Ainda em 2011, conforme apontou relatório do Coaf, Ana Cristina fez dois depósitos em espécie na própria conta. O primeiro, em março, no valor de R$ 191,1 mil. O segundo, em julho, de R$ 341,1 mil, ocorreu na mesma data em que Marcelino Murilo de Paiva, sócio de uma corretora imobiliária em Resende, depositou R$ 58,8 mil na conta da ex-mulher de Bolsonaro, conforme consta no relatório.
Ao constatar que os imóveis de Ana Cristina, vendidos em 2011 por R$ 1,9 milhão, apresentaram valorização de 1.100% para o preço original de compra, o MP afirmou que a discrepância “sugere a possibilidade de subavaliação no valor de aquisição, mediante complementação do pagamento com valores ‘por fora’”. Ana Cristina, contudo, sempre negou as acusações.
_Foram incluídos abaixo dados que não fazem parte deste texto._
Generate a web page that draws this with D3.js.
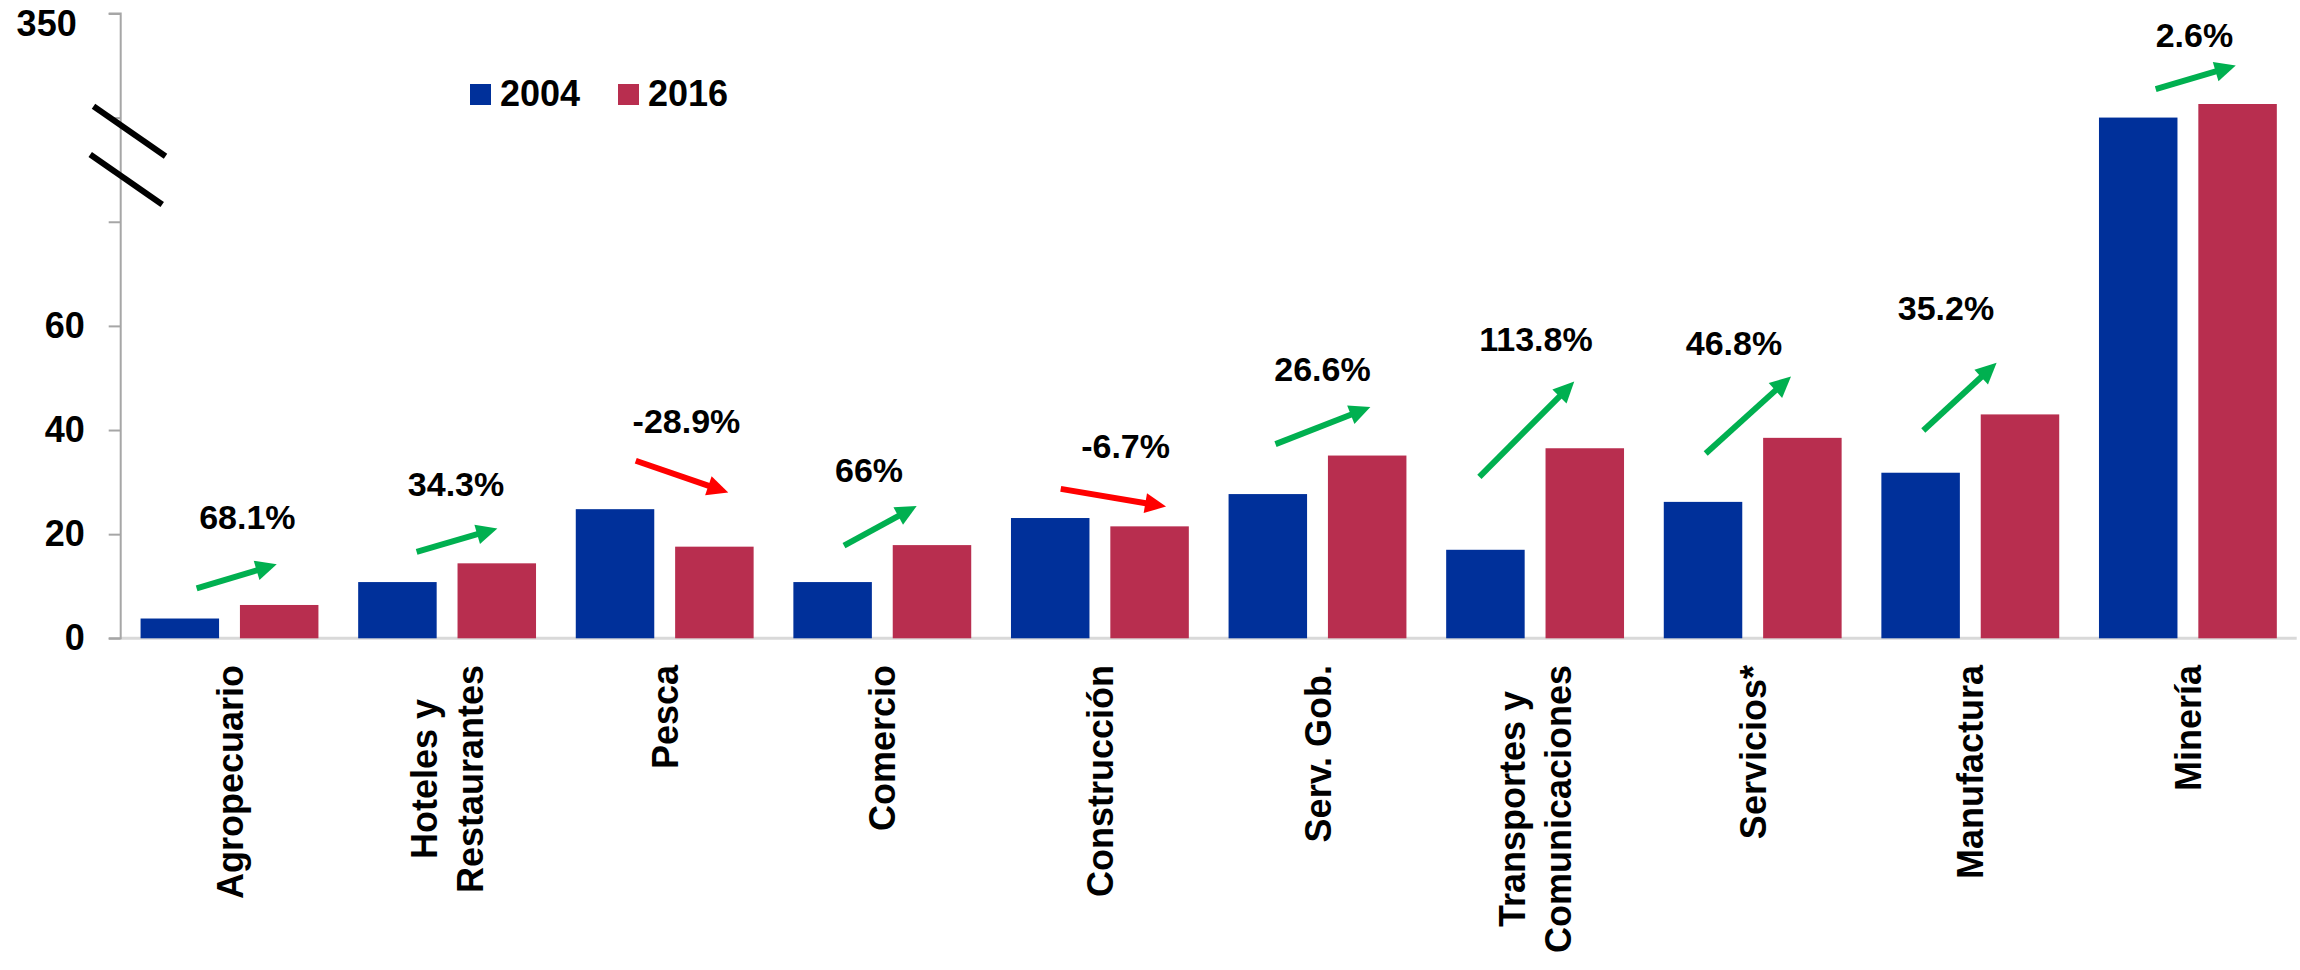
<!DOCTYPE html>
<html>
<head>
<meta charset="utf-8">
<script src="https://cdn.jsdelivr.net/npm/d3@7"></script>
<style>
  html, body { margin: 0; padding: 0; background: #ffffff; }
  svg { display: block; }
  text { font-family: "Liberation Sans", Arial, sans-serif; font-weight: bold; fill: #000; }
</style>
</head>
<body>
<svg id="chart" width="2300" height="970"></svg>
<script>
// ---------------- DATA ----------------
const categories = ["Agropecuario", "Hoteles y\nRestaurantes", "Pesca", "Comercio", "Construcción",
                    "Serv. Gob.", "Transportes y\nComunicaciones", "Servicios*", "Manufactura", "Minería"];
const seriesNames = ["2004", "2016"];
const values2004 = [3.8, 10.8, 24.8, 10.8, 23.1, 27.7, 17.0, 26.2, 31.8, 291.7];
const values2016 = [6.4, 14.4, 17.6, 17.9, 21.5, 35.1, 36.5, 38.5, 43.0, 299.3];
const growthLabels = ["68.1%", "34.3%", "-28.9%", "66%", "-6.7%", "26.6%", "113.8%", "46.8%", "35.2%", "2.6%"];
// arrow annotations: [band fraction start, value start, band fraction end, value end]
const arrowStart = [[0.349, 9.6], [0.360, 16.6], [0.367, 34.1], [0.324, 17.8], [0.320, 28.7],
                    [0.307, 37.3], [0.244, 31.0], [0.284, 35.5], [0.284, 39.9], [0.352, 307.6]];
const arrowEnd   = [[0.717, 14.2], [0.731, 21.1], [0.792, 28.0], [0.658, 25.4], [0.804, 25.3],
                    [0.743, 44.4], [0.680, 49.3], [0.676, 50.3], [0.621, 52.9], [0.720, 320.8]];
// growth label anchors: [band fraction center, value at baseline]
const labelPos = [[0.582, 20.9], [0.541, 27.3], [0.600, 39.4], [0.439, 30.1], [0.618, 34.6],
                  [0.523, 49.4], [0.504, 55.2], [0.414, 54.4], [0.388, 61.1], [0.530, 331.4]];
const yTickValues = [0, 20, 40, 60, 80, 291.67, 350];
const yTickLabels = ["0", "20", "40", "60", "", "", "350"];
const breakValues = [284, 257];   // where the axis-break slashes sit

// ---------------- LAYOUT ----------------
const colors = { "2004": "#00309A", "2016": "#B82E4F" };
const upColor = "#00B050", downColor = "#FF0000";
const left = 120.7, right = 2296.7;
const yZero = 638.3, pxPerUnit = 5.2067;

const svg = d3.select("#chart");

const x = d3.scaleBand().domain(d3.range(categories.length)).range([left, right]).paddingInner(0).paddingOuter(0);
const xs = d3.scaleBand().domain(seriesNames).range([0, x.bandwidth()]).paddingInner(0.21).paddingOuter(0.2);

// broken axis: 0..80 linear, then jump, upper part proportional (350 at top)
const L = v => yZero - v * pxPerUnit;
const y = d3.scaleLinear()
  .domain([0, 80, 233.33, 350])
  .range([L(0), L(80), L(80), L(120)]);

// ---------------- AXES ----------------
// x axis baseline
svg.append("line")
  .attr("x1", left).attr("x2", right)
  .attr("y1", y(0)).attr("y2", y(0))
  .attr("stroke", "#D9D9D9").attr("stroke-width", 3);

const yAxis = d3.axisLeft(y).tickValues(yTickValues).tickSize(12).tickPadding(24)
  .tickFormat((d, i) => yTickLabels[i]);
const gy = svg.append("g").attr("transform", `translate(${left},0)`).call(yAxis);
gy.select(".domain").attr("stroke", "#A6A6A6").attr("stroke-width", 2).attr("d", `M-12,${y(350)}H0V${y(0)}H-12`);
gy.selectAll(".tick line").attr("stroke", "#A6A6A6").attr("stroke-width", 2);
gy.selectAll(".tick text")
  .style("font-family", '"Liberation Sans", Arial, sans-serif')
  .style("font-weight", "bold").style("font-size", "36px").attr("fill", "#000");
gy.selectAll(".tick").filter(d => d === 350).select("text").attr("x", -44).attr("dy", "0.62em");

// axis break slashes
breakValues.forEach((v, i) => {
  const cx = left + (i === 0 ? 8.8 : 5.5), cy = y(v);
  svg.append("line")
    .attr("x1", cx - 36).attr("y1", cy - 25).attr("x2", cx + 36).attr("y2", cy + 25)
    .attr("stroke", "#000").attr("stroke-width", 6);
});

// ---------------- BARS ----------------
const rows = categories.map((c, i) => ({ i, "2004": values2004[i], "2016": values2016[i] }));
const groups = svg.append("g").selectAll("g").data(rows).join("g")
  .attr("transform", d => `translate(${x(d.i)},0)`);
groups.selectAll("rect").data(d => seriesNames.map(s => ({ s, v: d[s] }))).join("rect")
  .attr("x", d => xs(d.s)).attr("width", xs.bandwidth())
  .attr("y", d => y(d.v)).attr("height", d => y(0) - y(d.v))
  .attr("fill", d => colors[d.s]);

// ---------------- CATEGORY LABELS ----------------
const labelTop = 665, lineH = 46;
categories.forEach((c, i) => {
  const cx = x(i) + x.bandwidth() / 2;
  const lines = c.split("\n");
  const g = svg.append("g").attr("transform", `translate(${cx},${labelTop}) rotate(-90)`);
  const texts = lines.map((ln, k) => g.append("text")
    .attr("text-anchor", "middle")
    .attr("y", 13 + (k - (lines.length - 1) / 2) * lineH)
    .style("font-size", "36px")
    .text(ln));
  const maxLen = d3.max(texts, t => t.node().getComputedTextLength());
  texts.forEach(t => t.attr("x", -maxLen / 2));
});

// ---------------- GROWTH ARROWS & LABELS ----------------
function arrow(x1, y1, x2, y2, color) {
  const dx = x2 - x1, dy = y2 - y1, len = Math.hypot(dx, dy);
  const ux = dx / len, uy = dy / len, head = 21, hw = 10;
  const bx = x2 - ux * head, by = y2 - uy * head;
  svg.append("line").attr("x1", x1).attr("y1", y1).attr("x2", bx + ux * 2).attr("y2", by + uy * 2)
    .attr("stroke", color).attr("stroke-width", 6);
  svg.append("path")
    .attr("d", `M${x2},${y2}L${bx - uy * hw},${by + ux * hw}L${bx + uy * hw},${by - ux * hw}Z`)
    .attr("fill", color);
}
categories.forEach((c, i) => {
  const bw = x.bandwidth();
  const [fs, vs] = arrowStart[i], [fe, ve] = arrowEnd[i];
  const col = values2016[i] >= values2004[i] ? upColor : downColor;
  arrow(x(i) + fs * bw, y(vs), x(i) + fe * bw, y(ve), col);
  const [fl, vl] = labelPos[i];
  svg.append("text").attr("x", x(i) + fl * bw).attr("y", y(vl))
    .attr("text-anchor", "middle").style("font-size", "34px").text(growthLabels[i]);
});

// ---------------- LEGEND ----------------
const legend = svg.append("g").attr("transform", "translate(470,84)");
seriesNames.forEach((s, k) => {
  const g = legend.append("g").attr("transform", `translate(${k * 148},0)`);
  g.append("rect").attr("width", 21).attr("height", 21).attr("fill", colors[s]);
  g.append("text").attr("x", 30).attr("y", 22).style("font-size", "36px").text(s);
});
</script>
</body>
</html>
O volume de saques da Valle Ana Consultoria diminuiu gradativamente a partir de 2012, chegando a 131 saques em 2014, no total de R$ 65,3 mil. Segundo o cadastro da Receita, a empresa foi declarada inapta em 2018, por omissão de declarações.
O MP também enxergou indícios de que Ana Cristina controlaria nomeações de parentes, vários deles moradores de Resende, como funcionários do gabinete de Carlos Bolsonaro na Câmara Municipal do Rio e no de Flávio Bolsonaro na Assembleia Legislativa (Alerj), ambos a mais de 160 km de distância do município do Sul Fluminense. Uma dessas ex-funcionárias, Maria José de Siqueira, sua tia, fez um repasse de R$ 30 mil de sua conta-salário para Ana Cristina enquanto estava nomeada no gabinete de Flávio, “em operação sugestiva da prática de ‘rachadinha’”, segundo o MP.
“A elevada movimentação de recursos em espécie por Ana Cristina Siqueira Valle sugere que a mesma seja a real destinatária dos recursos públicos desembolsados em nome dos parentes por ela indicados para o gabinete de Carlos Nantes Bolsonaro”, afirmam os promotores.